- _WRITTEN PROBLEM_: Return the data exactly, with all pictures removed.

- _DATASET EXTRACT_:
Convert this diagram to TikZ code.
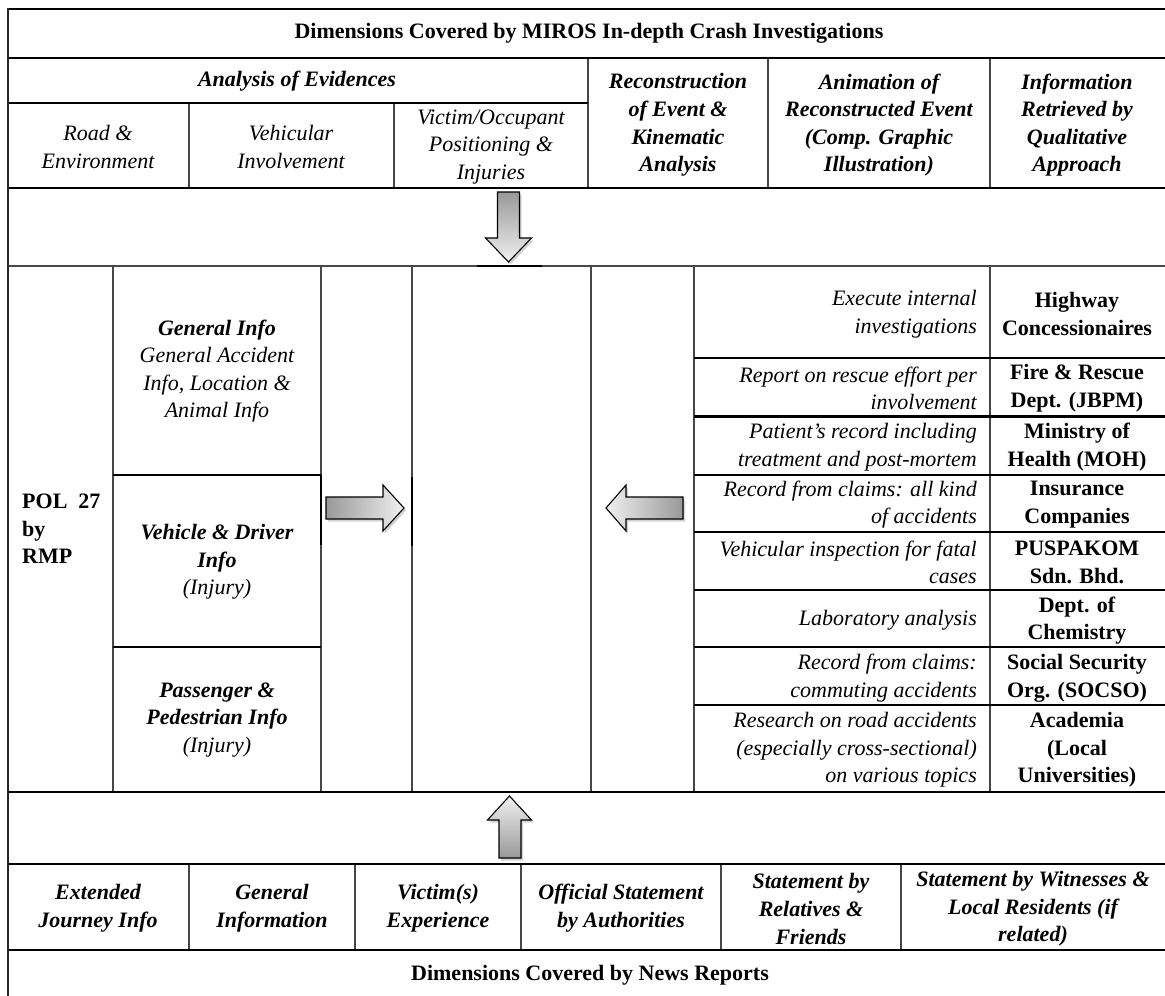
\documentclass[tikz,border=0pt]{standalone}
\usepackage{fontspec}
\setmainfont{Liberation Serif}
\usetikzlibrary{shadows}
\newcommand{\fsz}{\fontsize{22}{27.6}\selectfont}
\begin{document}
\begin{tikzpicture}[x=1pt,y=-1pt,
  thinl/.style={draw=black!72,line width=1.3pt},
  thickl/.style={draw=black,line width=2.6pt},
  tx/.style={font=\fsz\itshape,align=center,inner sep=0pt},
  hb/.style={font=\fsz\bfseries\itshape,align=center,inner sep=0pt},
  bu/.style={font=\fsz\bfseries,align=center,inner sep=0pt},
  rd/.style={font=\fsz\itshape,align=right,inner sep=0pt,anchor=east},
  blockarrow/.style={draw=black,line width=1.1pt,line join=miter,
    drop shadow={shadow xshift=2pt,shadow yshift=-2.5pt,opacity=0.35}}]
\useasboundingbox (0,0) rectangle (1165,996);
\fill[white] (0,0) rectangle (1165,996);

% ---------- thin grey lines ----------
\draw[thinl] (189,103) -- (189,188);
\draw[thinl] (394,103) -- (394,188);
\draw[thinl] (588,58) -- (588,188);
\draw[thinl] (768,58) -- (768,188);
\draw[thinl] (990,58) -- (990,188);
\draw[thinl] (8,266) -- (1165,266);
\foreach \xx in {113,321,412,591,694,990} \draw[thinl] (\xx,266) -- (\xx,792);
\foreach \xx in {189,355,521,721,901} \draw[thinl] (\xx,864) -- (\xx,950);

% ---------- thick black lines ----------
\draw[thickl] (8,9) -- (1165,9);
\draw[thickl] (8,58) -- (1165,58);
\draw[thickl] (8,103) -- (588,103);
\draw[thickl] (8,188) -- (1165,188);
\draw[thickl] (477,266) -- (542,266);
\draw[thickl] (113,475) -- (321,475);
\draw[thickl] (113,647) -- (321,647);
\draw[thickl] (321,475) -- (321,545);
\draw[thickl] (412,477) -- (412,546);
\foreach \yy in {358,416.5,475,532,590,647,705} \draw[thickl] (694,\yy) -- (1165,\yy);
\draw[thickl] (8,792) -- (1165,792);
\draw[thickl] (8,864) -- (1165,864);
\draw[thickl] (8,950) -- (1165,950);
\draw[draw=black!85,line width=1.8pt] (8,8) -- (8,996);

% ---------- block arrows ----------
\path[blockarrow,top color=black!40,bottom color=black!6]
  (497.5,192) -- (519.5,192) -- (519.5,238) -- (531.5,238) -- (508.5,262)
  -- (485.5,238) -- (497.5,238) -- cycle;
\path[blockarrow,left color=black!40,right color=black!6]
  (326,497) -- (383,497) -- (383,485) -- (404,508) -- (383,531) -- (383,519)
  -- (326,519) -- cycle;
\path[blockarrow,left color=black!6,right color=black!40]
  (683,497) -- (626,497) -- (626,485) -- (606,508) -- (626,531) -- (626,519)
  -- (683,519) -- cycle;
\path[blockarrow,bottom color=black!40,top color=black!6]
  (499,858) -- (521,858) -- (521,820) -- (531.5,820) -- (509.5,796)
  -- (487.5,820) -- (499,820) -- cycle;

% ---------- top header ----------
\node[bu] (title) at (589,33) {Dimensions Covered by MIROS In-depth Crash Investigations};
\node[hb] (analysis) at (297,81) {Analysis of Evidences};
\node[tx] (road) at (98,147) {Road \&\\Environment};
\node[tx] (vehic) at (291,147) {Vehicular\\Involvement};
\node[tx] (victim) at (491,147) {Victim/Occupant\\Positioning \&\\Injuries};
\node[hb] (recon) at (678,125) {Reconstruction\\of Event \&\\Kinematic\\Analysis};
\node[hb] (anim) at (879,125) {Animation of\\Reconstructed Event\\(Comp. Graphic\\Illustration)};
\node[hb] (info) at (1077,125) {Information\\Retrieved by\\Qualitative\\Approach};

% ---------- left block ----------
\node[bu,align=left,anchor=west] (pol) at (22,529) {POL\enspace 27\\by\\RMP};
\node[tx] (geninfo) at (217,371) {\textbf{General Info}\\General Accident\\Info, Location \&\\Animal Info};
\node[tx] (vehdrv) at (217,562) {\textbf{Vehicle \& Driver}\\\textbf{Info}\\(Injury)};
\node[tx] (pass) at (217,720) {\textbf{Passenger \&}\\\textbf{Pedestrian Info}\\(Injury)};

% ---------- right block ----------
\node[rd] (d1) at (977,314) {Execute internal\\investigations};
\node[bu] (o1) at (1077,314) {Highway\\Concessionaires};
\node[rd] (d2) at (977,388.5) {Report on rescue effort per\\involvement};
\node[bu] (o2) at (1077,388.5) {Fire \& Rescue\\Dept. (JBPM)};
\node[rd] (d3) at (977,447) {Patient's record including\\treatment and post-mortem};
\node[bu] (o3) at (1077,447) {Ministry of\\Health (MOH)};
\node[rd] (d4) at (977,504.5) {Record from claims: all kind\\of accidents};
\node[bu] (o4) at (1077,504.5) {Insurance\\Companies};
\node[rd] (d5) at (977,562.5) {Vehicular inspection for fatal\\cases};
\node[bu] (o5) at (1077,562.5) {PUSPAKOM\\Sdn. Bhd.};
\node[rd] (d6) at (977,620) {Laboratory analysis};
\node[bu] (o6) at (1077,620.5) {Dept. of\\Chemistry};
\node[rd] (d7) at (977,678) {Record from claims:\\commuting accidents};
\node[bu] (o7) at (1077,678) {Social Security\\Org. (SOCSO)};
\node[rd] (d8) at (977,750) {Research on road accidents\\(especially cross-sectional)\\on various topics};
\node[bu] (o8) at (1077,750) {Academia\\(Local\\Universities)};

% ---------- bottom ----------
\node[hb] (ext) at (98,908) {Extended\\Journey Info};
\node[hb] (geninf) at (272,908) {General\\Information};
\node[hb] (vict) at (438,908) {Victim(s)\\Experience};
\node[hb] (offic) at (621,908) {Official Statement\\by Authorities};
\node[hb] (rel) at (811,909) {Statement by\\Relatives \&\\Friends};
\node[hb] (wit) at (1033,909) {Statement by Witnesses \&\\Local Residents (if\\related)};
\node[bu] (news) at (590,975) {Dimensions Covered by News Reports};
\end{tikzpicture}
\end{document}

- _RESPONSE_:
Convert this diagram to TikZ code.
\documentclass[tikz,border=0pt]{standalone}
\usepackage{fontspec}
\setmainfont{Liberation Serif}
\usetikzlibrary{shadows}
\newcommand{\fsz}{\fontsize{22}{27.6}\selectfont}
\begin{document}
\begin{tikzpicture}[x=1pt,y=-1pt,
  thinl/.style={draw=black!72,line width=1.3pt},
  thickl/.style={draw=black,line width=2.6pt},
  tx/.style={font=\fsz\itshape,align=center,inner sep=0pt},
  hb/.style={font=\fsz\bfseries\itshape,align=center,inner sep=0pt},
  bu/.style={font=\fsz\bfseries,align=center,inner sep=0pt},
  rd/.style={font=\fsz\itshape,align=right,inner sep=0pt,anchor=east},
  blockarrow/.style={draw=black,line width=1.1pt,line join=miter,
    drop shadow={shadow xshift=2pt,shadow yshift=-2.5pt,opacity=0.35}}]
\useasboundingbox (0,0) rectangle (1165,996);
\fill[white] (0,0) rectangle (1165,996);

% ---------- thin grey lines ----------
\draw[thinl] (189,103) -- (189,188);
\draw[thinl] (394,103) -- (394,188);
\draw[thinl] (588,58) -- (588,188);
\draw[thinl] (768,58) -- (768,188);
\draw[thinl] (990,58) -- (990,188);
\draw[thinl] (8,266) -- (1165,266);
\foreach \xx in {113,321,412,591,694,990} \draw[thinl] (\xx,266) -- (\xx,792);
\foreach \xx in {189,355,521,721,901} \draw[thinl] (\xx,864) -- (\xx,950);

% ---------- thick black lines ----------
\draw[thickl] (8,9) -- (1165,9);
\draw[thickl] (8,58) -- (1165,58);
\draw[thickl] (8,103) -- (588,103);
\draw[thickl] (8,188) -- (1165,188);
\draw[thickl] (477,266) -- (542,266);
\draw[thickl] (113,475) -- (321,475);
\draw[thickl] (113,647) -- (321,647);
\draw[thickl] (321,475) -- (321,545);
\draw[thickl] (412,477) -- (412,546);
\foreach \yy in {358,416.5,475,532,590,647,705} \draw[thickl] (694,\yy) -- (1165,\yy);
\draw[thickl] (8,792) -- (1165,792);
\draw[thickl] (8,864) -- (1165,864);
\draw[thickl] (8,950) -- (1165,950);
\draw[draw=black!85,line width=1.8pt] (8,8) -- (8,996);

% ---------- block arrows ----------
\path[blockarrow,top color=black!40,bottom color=black!6]
  (497.5,192) -- (519.5,192) -- (519.5,238) -- (531.5,238) -- (508.5,262)
  -- (485.5,238) -- (497.5,238) -- cycle;
\path[blockarrow,left color=black!40,right color=black!6]
  (326,497) -- (383,497) -- (383,485) -- (404,508) -- (383,531) -- (383,519)
  -- (326,519) -- cycle;
\path[blockarrow,left color=black!6,right color=black!40]
  (683,497) -- (626,497) -- (626,485) -- (606,508) -- (626,531) -- (626,519)
  -- (683,519) -- cycle;
\path[blockarrow,bottom color=black!40,top color=black!6]
  (499,858) -- (521,858) -- (521,820) -- (531.5,820) -- (509.5,796)
  -- (487.5,820) -- (499,820) -- cycle;

% ---------- top header ----------
\node[bu] (title) at (589,33) {Dimensions Covered by MIROS In-depth Crash Investigations};
\node[hb] (analysis) at (297,81) {Analysis of Evidences};
\node[tx] (road) at (98,147) {Road \&\\Environment};
\node[tx] (vehic) at (291,147) {Vehicular\\Involvement};
\node[tx] (victim) at (491,147) {Victim/Occupant\\Positioning \&\\Injuries};
\node[hb] (recon) at (678,125) {Reconstruction\\of Event \&\\Kinematic\\Analysis};
\node[hb] (anim) at (879,125) {Animation of\\Reconstructed Event\\(Comp. Graphic\\Illustration)};
\node[hb] (info) at (1077,125) {Information\\Retrieved by\\Qualitative\\Approach};

% ---------- left block ----------
\node[bu,align=left,anchor=west] (pol) at (22,529) {POL\enspace 27\\by\\RMP};
\node[tx] (geninfo) at (217,371) {\textbf{General Info}\\General Accident\\Info, Location \&\\Animal Info};
\node[tx] (vehdrv) at (217,562) {\textbf{Vehicle \& Driver}\\\textbf{Info}\\(Injury)};
\node[tx] (pass) at (217,720) {\textbf{Passenger \&}\\\textbf{Pedestrian Info}\\(Injury)};

% ---------- right block ----------
\node[rd] (d1) at (977,314) {Execute internal\\investigations};
\node[bu] (o1) at (1077,314) {Highway\\Concessionaires};
\node[rd] (d2) at (977,388.5) {Report on rescue effort per\\involvement};
\node[bu] (o2) at (1077,388.5) {Fire \& Rescue\\Dept. (JBPM)};
\node[rd] (d3) at (977,447) {Patient's record including\\treatment and post-mortem};
\node[bu] (o3) at (1077,447) {Ministry of\\Health (MOH)};
\node[rd] (d4) at (977,504.5) {Record from claims: all kind\\of accidents};
\node[bu] (o4) at (1077,504.5) {Insurance\\Companies};
\node[rd] (d5) at (977,562.5) {Vehicular inspection for fatal\\cases};
\node[bu] (o5) at (1077,562.5) {PUSPAKOM\\Sdn. Bhd.};
\node[rd] (d6) at (977,620) {Laboratory analysis};
\node[bu] (o6) at (1077,620.5) {Dept. of\\Chemistry};
\node[rd] (d7) at (977,678) {Record from claims:\\commuting accidents};
\node[bu] (o7) at (1077,678) {Social Security\\Org. (SOCSO)};
\node[rd] (d8) at (977,750) {Research on road accidents\\(especially cross-sectional)\\on various topics};
\node[bu] (o8) at (1077,750) {Academia\\(Local\\Universities)};

% ---------- bottom ----------
\node[hb] (ext) at (98,908) {Extended\\Journey Info};
\node[hb] (geninf) at (272,908) {General\\Information};
\node[hb] (vict) at (438,908) {Victim(s)\\Experience};
\node[hb] (offic) at (621,908) {Official Statement\\by Authorities};
\node[hb] (rel) at (811,909) {Statement by\\Relatives \&\\Friends};
\node[hb] (wit) at (1033,909) {Statement by Witnesses \&\\Local Residents (if\\related)};
\node[bu] (news) at (590,975) {Dimensions Covered by News Reports};
\end{tikzpicture}
\end{document}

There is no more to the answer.